A media-sponsored review of 175,000 uncounted ballots showed that recounts pursued by Al Gore in an effort to erase George W. Bush's paper-thin lead on Election Day wouldn't have put Gore in the lead.
However, in a full statewide recount of all uncounted ballots _ something never pursued by Gore _ the vice president might have picked up enough votes to narrowly surpass Bush.
But on a day when another New York jet crash raised fears of terrorism in an America drastically different since Sept. 11, Gore's running mate reaffirmed support for Bush.
"He's not only our president, but our commander in chief," Lieberman said while speaking to the National Jewish Democratic Council in Hollywood, Fla.
"The election of last year seems a world away," he said. "These recounts are fascinating. They don't change anything. For me, they validate what I said after this was all over last year, which was the results in Florida were effectively a tie."
Lieberman's move-on attitude matched that of many Americans, even in areas that staunchly supported the Democratic ticket, such as his home state of Connecticut.
"What's done is done," said Lorrie Branch of New Haven, Conn. "You can't fix it, but maybe it would have made a difference back then."
Bush supporter Sandy Myles of Kirtland, Ohio, echoed the sentiment. "I don't care about last year anymore. Of course, I might feel differently if I had voted differently, but we need to go forward."
An NBC-Wall St. Journal poll released Monday said nearly six in 10 Americans think Bush legitimately won the presidency, about the same as earlier this year.
But during a battle against terrorism, the partisan passion that surfaced in the 36 days after last year's Election Day has ebbed and Americans have rallied to support Bush.
While people were split down the middle this summer on who would get their vote if the election were held again, recent polls show they now would choose Bush by a 2-1 margin.
Marilyn Lenard, who organized rallies for Gore as president of the AFL-CIO in Florida during the recount, said the review confirmed what she believed.
"If all of their ballots had been counted, Gore would have been the winner," Lenard said. "But there's no way to undo what's been done. We have to wait until the next election."
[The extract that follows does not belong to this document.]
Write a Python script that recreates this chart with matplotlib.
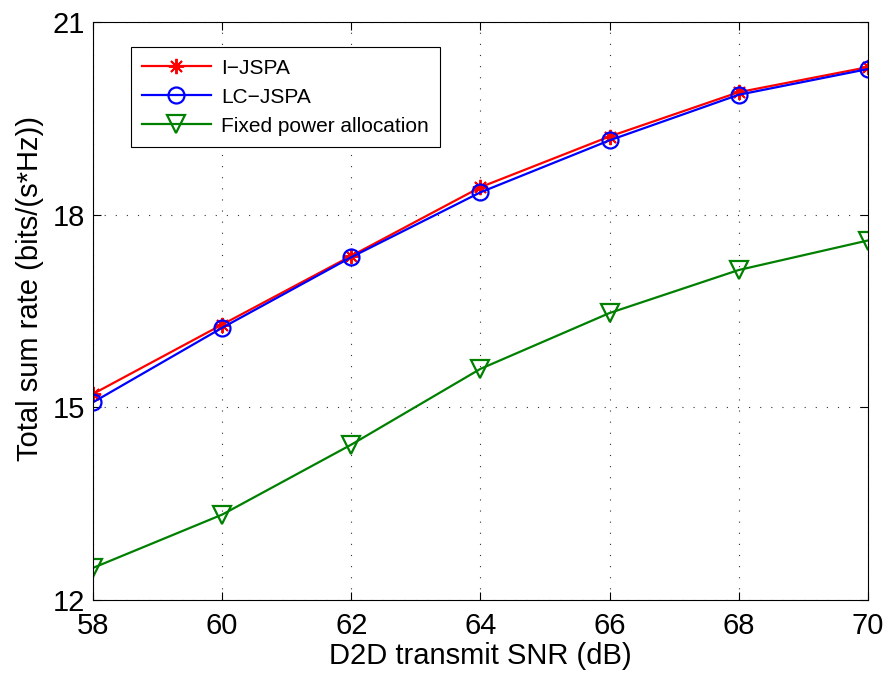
import matplotlib

matplotlib.use("Agg")
import matplotlib.pyplot as plt

snr = [58, 60, 62, 64, 66, 68, 70]
i_jspa = [15.21, 16.29, 17.36, 18.43, 19.22, 19.91, 20.30]
lc_jspa = [15.08, 16.24, 17.34, 18.35, 19.16, 19.87, 20.27]
fixed = [12.50, 13.33, 14.42, 15.60, 16.47, 17.14, 17.60]

plt.rcParams["font.family"] = ["Liberation Sans", "DejaVu Sans"]

fig = plt.figure(figsize=(8.9, 6.74), dpi=100)
ax = fig.add_axes([0.1045, 0.1098, 0.8705, 0.8572])

# matlab-style '*' = plus + cross
asterisk = (8, 2, 0)
ax.plot(snr, i_jspa, color="red", marker=asterisk, markersize=11, linewidth=1.6,
        markeredgewidth=1.4, label="I\u2212JSPA")
ax.plot(snr, lc_jspa, color="blue", marker="o", markersize=11.5, linewidth=1.6,
        markerfacecolor="none", markeredgewidth=1.6, label="LC\u2212JSPA")
ax.plot(snr, fixed, color="#008000", marker="v", markersize=13, linewidth=1.6,
        markerfacecolor="none", markeredgewidth=1.6, label="Fixed power allocation")

ax.set_xlim(58, 70)
ax.set_ylim(12, 21)
ax.set_xticks(snr)
ax.set_yticks([12, 15, 18, 21])
ax.tick_params(direction="in", top=True, right=True, labelsize=21, length=6, width=0.8)
ax.tick_params(axis="x", pad=9)
ax.tick_params(axis="y", pad=6)
ax.grid(True, linestyle=(0, (1, 9)), color="#333333", linewidth=0.8)
ax.set_xlabel("D2D transmit SNR (dB)", fontsize=21, labelpad=1)
ax.set_ylabel("Total sum rate (bits/(s*Hz))", fontsize=21)
ax.yaxis.set_label_coords(-0.063, 0.54)

leg = ax.legend(loc="upper left", bbox_to_anchor=(0.0486, 0.957), borderaxespad=0,
                fontsize=15, fancybox=False, edgecolor="black", framealpha=1,
                handlelength=3.3, handletextpad=0.5, borderpad=0.55, labelspacing=0.48)
leg.get_frame().set_linewidth(0.8)

fig.savefig("out.png", dpi=100)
For Lenard and many others, the ballot review has been more useful at pointing out flaws in balloting. Florida responded by overhauling its voting system.
"The reason I care is because I think we have a faulty election system," said Janet Doyle, in Columbus, Ohio.
The review showed myriad ways in which ballots can go uncounted, from voters' circling a candidate's name when they should fill in an oval, to not being able to punch through a hole in a ballot, to not understanding which names are presidential candidates.
That was the only benefit, said Doyle.
"I would have been very upset if they'd come back _ and I'm a Democrat _ and said, "Oh, Gore would have really won.' It doesn't make sense after the fact to do this," she said. "It was too late. At some point somebody put their foot down, which was the Supreme Court, and said, "No more,' and I will stand by that."
Lieberman also thought the biggest benefit of the ballot review was the light it shed on the process.
"The rest of the country and Congress ought to follow what the Florida government did and reform the voting system so when we have another close election like this, we're going to have a system which counts every vote," Lieberman said.